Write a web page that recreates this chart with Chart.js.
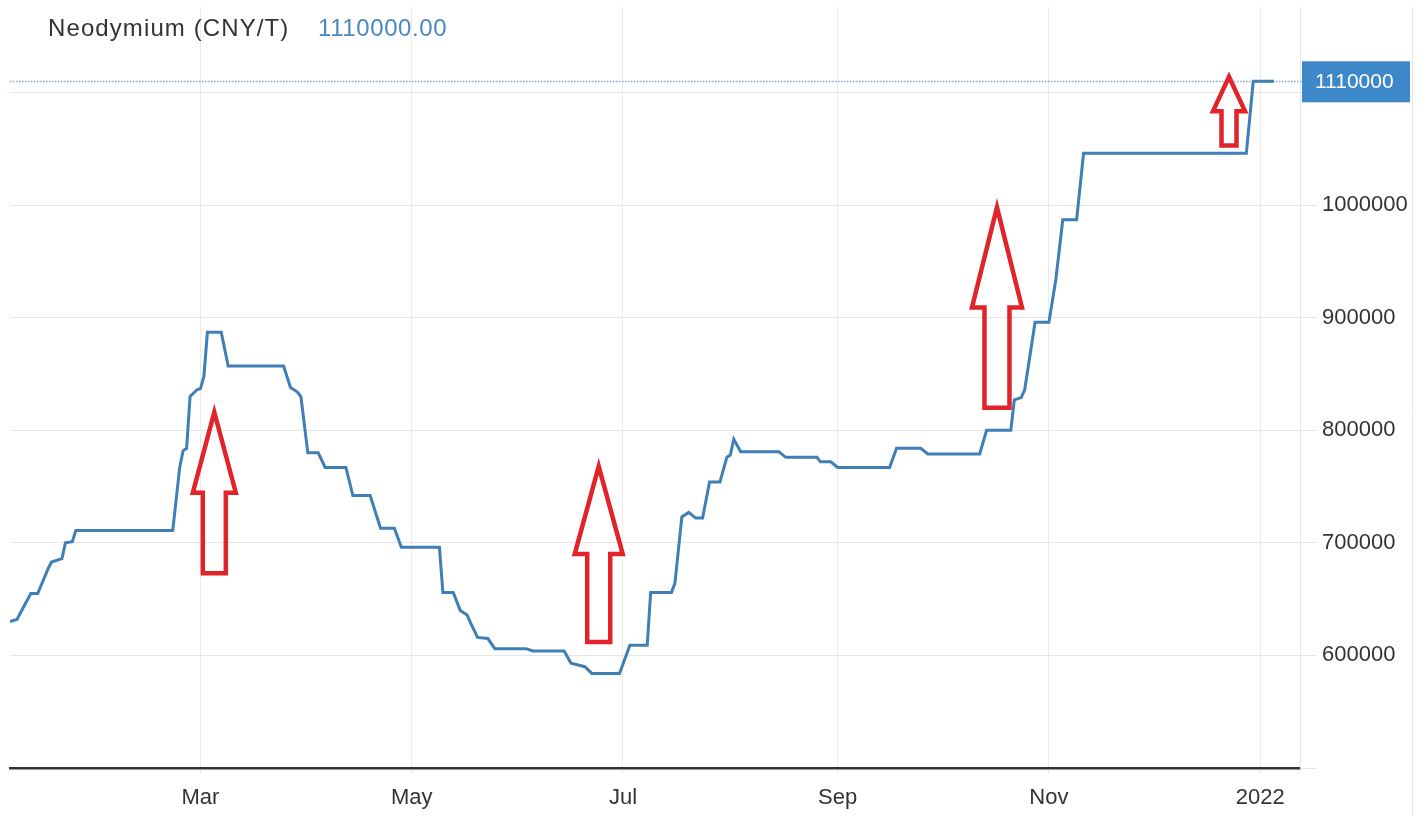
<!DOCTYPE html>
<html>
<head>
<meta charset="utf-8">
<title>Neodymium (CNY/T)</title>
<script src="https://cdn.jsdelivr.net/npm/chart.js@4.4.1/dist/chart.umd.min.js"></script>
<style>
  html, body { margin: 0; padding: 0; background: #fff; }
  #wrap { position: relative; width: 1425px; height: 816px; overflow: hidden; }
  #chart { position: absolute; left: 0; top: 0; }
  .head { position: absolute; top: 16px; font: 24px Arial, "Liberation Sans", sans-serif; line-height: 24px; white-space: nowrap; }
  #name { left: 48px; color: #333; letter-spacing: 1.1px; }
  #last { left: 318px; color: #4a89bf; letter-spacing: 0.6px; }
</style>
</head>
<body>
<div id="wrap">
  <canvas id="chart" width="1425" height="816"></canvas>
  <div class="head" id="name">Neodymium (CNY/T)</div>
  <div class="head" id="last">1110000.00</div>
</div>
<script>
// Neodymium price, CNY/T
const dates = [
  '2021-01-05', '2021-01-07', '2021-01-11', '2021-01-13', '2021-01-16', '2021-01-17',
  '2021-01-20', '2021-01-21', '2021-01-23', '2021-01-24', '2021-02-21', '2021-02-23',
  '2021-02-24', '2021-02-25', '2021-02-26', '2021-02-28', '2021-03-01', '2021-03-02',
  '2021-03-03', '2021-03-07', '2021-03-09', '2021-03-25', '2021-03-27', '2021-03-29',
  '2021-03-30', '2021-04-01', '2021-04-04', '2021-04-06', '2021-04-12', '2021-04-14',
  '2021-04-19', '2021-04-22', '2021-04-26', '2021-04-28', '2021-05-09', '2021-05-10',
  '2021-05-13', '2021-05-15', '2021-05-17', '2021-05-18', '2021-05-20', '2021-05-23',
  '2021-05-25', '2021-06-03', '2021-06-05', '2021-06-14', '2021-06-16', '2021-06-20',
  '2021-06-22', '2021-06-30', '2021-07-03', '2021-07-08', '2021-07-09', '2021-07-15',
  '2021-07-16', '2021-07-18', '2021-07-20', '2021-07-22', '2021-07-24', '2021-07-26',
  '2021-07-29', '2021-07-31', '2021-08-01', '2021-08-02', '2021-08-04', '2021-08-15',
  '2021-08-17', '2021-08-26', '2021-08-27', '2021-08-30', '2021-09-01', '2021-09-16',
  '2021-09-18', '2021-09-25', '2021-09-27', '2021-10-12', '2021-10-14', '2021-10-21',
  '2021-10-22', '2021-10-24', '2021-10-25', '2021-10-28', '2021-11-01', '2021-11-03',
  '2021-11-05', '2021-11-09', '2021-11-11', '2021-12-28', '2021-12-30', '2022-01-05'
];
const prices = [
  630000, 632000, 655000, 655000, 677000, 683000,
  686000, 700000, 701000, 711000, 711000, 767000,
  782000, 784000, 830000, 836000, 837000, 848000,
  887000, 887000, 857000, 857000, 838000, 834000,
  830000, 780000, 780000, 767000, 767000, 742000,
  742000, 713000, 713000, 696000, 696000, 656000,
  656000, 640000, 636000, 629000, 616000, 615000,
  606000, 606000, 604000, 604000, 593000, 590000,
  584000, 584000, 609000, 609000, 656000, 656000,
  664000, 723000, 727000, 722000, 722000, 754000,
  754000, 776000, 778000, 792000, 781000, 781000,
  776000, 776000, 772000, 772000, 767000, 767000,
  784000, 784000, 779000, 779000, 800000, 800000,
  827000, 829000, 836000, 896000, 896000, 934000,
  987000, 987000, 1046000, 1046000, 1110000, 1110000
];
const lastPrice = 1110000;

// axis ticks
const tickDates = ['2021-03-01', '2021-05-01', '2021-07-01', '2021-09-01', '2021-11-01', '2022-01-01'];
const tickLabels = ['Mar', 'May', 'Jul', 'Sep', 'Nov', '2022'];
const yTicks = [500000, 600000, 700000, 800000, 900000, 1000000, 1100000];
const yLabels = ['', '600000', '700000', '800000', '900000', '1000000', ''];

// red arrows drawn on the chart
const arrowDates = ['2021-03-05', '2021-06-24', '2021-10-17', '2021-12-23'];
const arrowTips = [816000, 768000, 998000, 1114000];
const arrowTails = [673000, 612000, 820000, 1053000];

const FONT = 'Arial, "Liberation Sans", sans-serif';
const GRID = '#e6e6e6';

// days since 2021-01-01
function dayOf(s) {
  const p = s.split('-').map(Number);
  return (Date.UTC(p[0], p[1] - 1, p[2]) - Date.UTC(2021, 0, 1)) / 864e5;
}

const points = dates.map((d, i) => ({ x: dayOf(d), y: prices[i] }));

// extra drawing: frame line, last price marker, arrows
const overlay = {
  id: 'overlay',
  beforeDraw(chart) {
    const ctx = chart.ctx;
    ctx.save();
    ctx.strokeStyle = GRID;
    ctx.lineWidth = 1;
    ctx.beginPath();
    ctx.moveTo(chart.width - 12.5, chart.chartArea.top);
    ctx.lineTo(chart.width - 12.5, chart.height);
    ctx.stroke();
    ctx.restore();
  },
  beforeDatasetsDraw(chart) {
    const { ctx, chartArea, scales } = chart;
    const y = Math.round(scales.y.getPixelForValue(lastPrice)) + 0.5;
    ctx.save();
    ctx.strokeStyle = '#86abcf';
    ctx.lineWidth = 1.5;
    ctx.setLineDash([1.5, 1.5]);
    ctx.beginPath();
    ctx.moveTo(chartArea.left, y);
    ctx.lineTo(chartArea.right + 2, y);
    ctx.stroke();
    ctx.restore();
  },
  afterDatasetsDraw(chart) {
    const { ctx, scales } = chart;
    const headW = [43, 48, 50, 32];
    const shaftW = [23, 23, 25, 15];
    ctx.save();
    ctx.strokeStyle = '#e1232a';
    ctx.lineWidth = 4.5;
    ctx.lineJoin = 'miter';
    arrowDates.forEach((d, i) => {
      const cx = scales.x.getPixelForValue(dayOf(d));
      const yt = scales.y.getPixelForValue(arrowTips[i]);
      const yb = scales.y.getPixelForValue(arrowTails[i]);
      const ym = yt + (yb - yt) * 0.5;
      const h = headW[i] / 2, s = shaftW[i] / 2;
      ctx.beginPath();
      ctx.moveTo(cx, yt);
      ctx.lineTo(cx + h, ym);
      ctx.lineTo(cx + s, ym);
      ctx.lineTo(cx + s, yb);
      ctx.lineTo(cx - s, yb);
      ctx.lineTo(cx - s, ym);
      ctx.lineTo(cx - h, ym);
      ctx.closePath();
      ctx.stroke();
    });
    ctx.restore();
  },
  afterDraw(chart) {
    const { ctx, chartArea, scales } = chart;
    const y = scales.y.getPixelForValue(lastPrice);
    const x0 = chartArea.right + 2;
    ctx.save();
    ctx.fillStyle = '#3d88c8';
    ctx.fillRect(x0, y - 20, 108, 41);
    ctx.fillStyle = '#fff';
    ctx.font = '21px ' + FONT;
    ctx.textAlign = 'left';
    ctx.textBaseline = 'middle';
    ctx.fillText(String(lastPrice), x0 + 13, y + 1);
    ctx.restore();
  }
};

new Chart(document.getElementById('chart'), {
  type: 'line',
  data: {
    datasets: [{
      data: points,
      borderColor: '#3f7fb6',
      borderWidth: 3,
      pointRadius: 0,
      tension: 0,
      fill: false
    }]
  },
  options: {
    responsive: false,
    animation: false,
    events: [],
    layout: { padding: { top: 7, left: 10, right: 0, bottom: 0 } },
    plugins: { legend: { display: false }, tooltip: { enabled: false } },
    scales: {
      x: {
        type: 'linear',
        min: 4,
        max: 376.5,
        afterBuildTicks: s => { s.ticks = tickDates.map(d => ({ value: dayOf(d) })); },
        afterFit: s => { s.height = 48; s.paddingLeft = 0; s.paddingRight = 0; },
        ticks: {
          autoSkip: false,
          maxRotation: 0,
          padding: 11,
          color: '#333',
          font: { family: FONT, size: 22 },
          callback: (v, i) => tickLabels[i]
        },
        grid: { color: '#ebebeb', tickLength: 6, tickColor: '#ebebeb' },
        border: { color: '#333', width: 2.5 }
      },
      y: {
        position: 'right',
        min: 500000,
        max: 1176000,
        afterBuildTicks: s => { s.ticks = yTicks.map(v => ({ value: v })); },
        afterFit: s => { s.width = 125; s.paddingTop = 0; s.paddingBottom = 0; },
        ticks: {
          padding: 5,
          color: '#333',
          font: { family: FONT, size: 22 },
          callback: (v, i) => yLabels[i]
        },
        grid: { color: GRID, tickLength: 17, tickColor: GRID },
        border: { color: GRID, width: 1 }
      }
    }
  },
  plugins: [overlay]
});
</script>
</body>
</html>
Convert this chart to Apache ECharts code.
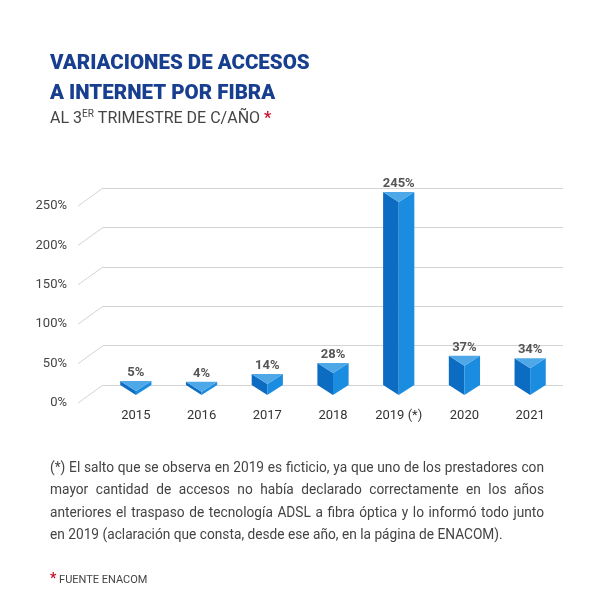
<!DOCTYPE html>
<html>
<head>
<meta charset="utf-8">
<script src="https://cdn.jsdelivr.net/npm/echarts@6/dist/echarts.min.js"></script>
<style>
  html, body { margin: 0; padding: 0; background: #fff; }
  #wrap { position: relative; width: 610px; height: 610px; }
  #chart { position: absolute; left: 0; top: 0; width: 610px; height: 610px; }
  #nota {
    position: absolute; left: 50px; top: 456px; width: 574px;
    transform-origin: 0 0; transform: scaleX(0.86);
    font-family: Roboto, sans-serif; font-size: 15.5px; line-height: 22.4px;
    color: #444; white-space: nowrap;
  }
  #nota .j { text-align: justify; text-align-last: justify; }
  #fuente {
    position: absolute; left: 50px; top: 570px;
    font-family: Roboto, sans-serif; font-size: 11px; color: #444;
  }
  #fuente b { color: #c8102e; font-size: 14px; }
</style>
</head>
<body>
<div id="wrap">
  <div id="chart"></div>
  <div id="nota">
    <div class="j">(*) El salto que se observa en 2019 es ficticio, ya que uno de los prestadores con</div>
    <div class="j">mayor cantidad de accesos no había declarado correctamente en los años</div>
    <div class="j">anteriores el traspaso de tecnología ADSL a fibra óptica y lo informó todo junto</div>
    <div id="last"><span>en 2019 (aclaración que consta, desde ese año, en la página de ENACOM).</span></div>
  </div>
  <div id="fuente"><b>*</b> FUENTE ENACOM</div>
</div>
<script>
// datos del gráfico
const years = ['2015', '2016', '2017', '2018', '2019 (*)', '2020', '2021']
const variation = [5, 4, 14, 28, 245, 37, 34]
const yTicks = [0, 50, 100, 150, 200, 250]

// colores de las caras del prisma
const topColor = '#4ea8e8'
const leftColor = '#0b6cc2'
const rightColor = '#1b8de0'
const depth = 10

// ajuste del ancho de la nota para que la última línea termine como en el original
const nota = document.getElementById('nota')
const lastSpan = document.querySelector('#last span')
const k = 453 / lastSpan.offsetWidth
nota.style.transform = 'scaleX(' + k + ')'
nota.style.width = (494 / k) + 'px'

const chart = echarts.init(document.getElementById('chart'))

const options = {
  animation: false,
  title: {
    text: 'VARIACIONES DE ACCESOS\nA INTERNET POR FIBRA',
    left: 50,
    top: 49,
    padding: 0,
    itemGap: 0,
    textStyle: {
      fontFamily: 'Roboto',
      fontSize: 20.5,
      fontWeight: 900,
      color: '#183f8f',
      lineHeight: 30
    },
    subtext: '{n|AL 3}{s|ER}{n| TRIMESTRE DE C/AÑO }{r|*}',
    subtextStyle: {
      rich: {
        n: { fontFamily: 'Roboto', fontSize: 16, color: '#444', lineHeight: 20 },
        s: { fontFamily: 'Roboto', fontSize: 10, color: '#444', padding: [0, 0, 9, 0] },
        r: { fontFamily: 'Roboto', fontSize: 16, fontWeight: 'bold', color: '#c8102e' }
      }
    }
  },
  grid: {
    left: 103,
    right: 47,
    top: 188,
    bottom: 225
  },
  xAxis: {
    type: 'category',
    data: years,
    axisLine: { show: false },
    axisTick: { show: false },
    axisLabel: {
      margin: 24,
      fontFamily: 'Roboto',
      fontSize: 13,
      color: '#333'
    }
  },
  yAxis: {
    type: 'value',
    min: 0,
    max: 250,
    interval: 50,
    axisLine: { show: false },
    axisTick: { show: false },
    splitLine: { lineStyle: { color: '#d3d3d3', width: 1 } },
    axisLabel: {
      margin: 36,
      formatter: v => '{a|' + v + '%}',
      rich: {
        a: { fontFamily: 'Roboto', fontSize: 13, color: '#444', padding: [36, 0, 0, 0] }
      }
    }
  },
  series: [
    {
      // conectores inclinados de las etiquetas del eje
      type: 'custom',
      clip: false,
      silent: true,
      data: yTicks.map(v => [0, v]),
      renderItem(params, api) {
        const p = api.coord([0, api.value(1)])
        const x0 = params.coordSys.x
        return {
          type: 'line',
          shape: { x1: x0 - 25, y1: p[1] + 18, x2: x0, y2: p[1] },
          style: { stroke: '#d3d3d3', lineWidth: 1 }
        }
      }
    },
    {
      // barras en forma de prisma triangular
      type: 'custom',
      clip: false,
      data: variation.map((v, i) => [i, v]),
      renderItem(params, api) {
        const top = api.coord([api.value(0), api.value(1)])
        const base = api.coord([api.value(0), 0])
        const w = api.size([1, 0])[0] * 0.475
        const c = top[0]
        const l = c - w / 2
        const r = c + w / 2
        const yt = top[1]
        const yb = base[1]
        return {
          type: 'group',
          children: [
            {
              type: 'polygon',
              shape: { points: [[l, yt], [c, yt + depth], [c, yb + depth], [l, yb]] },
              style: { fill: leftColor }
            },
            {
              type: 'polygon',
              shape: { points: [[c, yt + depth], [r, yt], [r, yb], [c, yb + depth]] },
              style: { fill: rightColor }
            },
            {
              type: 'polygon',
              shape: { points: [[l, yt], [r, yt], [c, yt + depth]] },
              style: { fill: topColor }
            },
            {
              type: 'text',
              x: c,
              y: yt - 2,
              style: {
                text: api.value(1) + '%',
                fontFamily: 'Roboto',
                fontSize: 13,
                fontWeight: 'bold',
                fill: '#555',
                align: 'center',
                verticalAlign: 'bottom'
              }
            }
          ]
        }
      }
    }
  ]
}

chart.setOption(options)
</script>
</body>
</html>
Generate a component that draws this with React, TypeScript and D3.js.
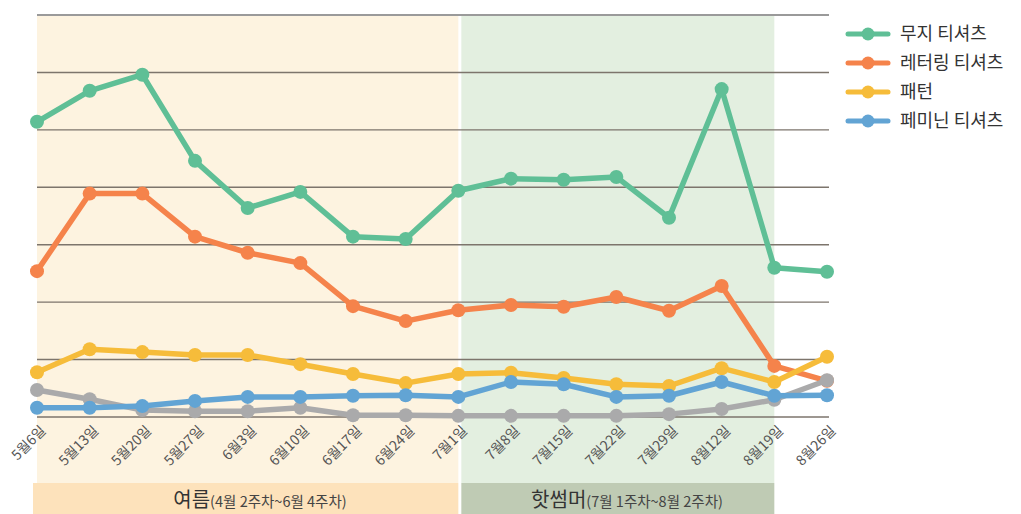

Goal of the exercise -
Pull every line holding "with" out of the records.

Task response -
Write a web page that recreates this chart with Chart.js.
Generate a component that draws this with React, TypeScript and D3.js.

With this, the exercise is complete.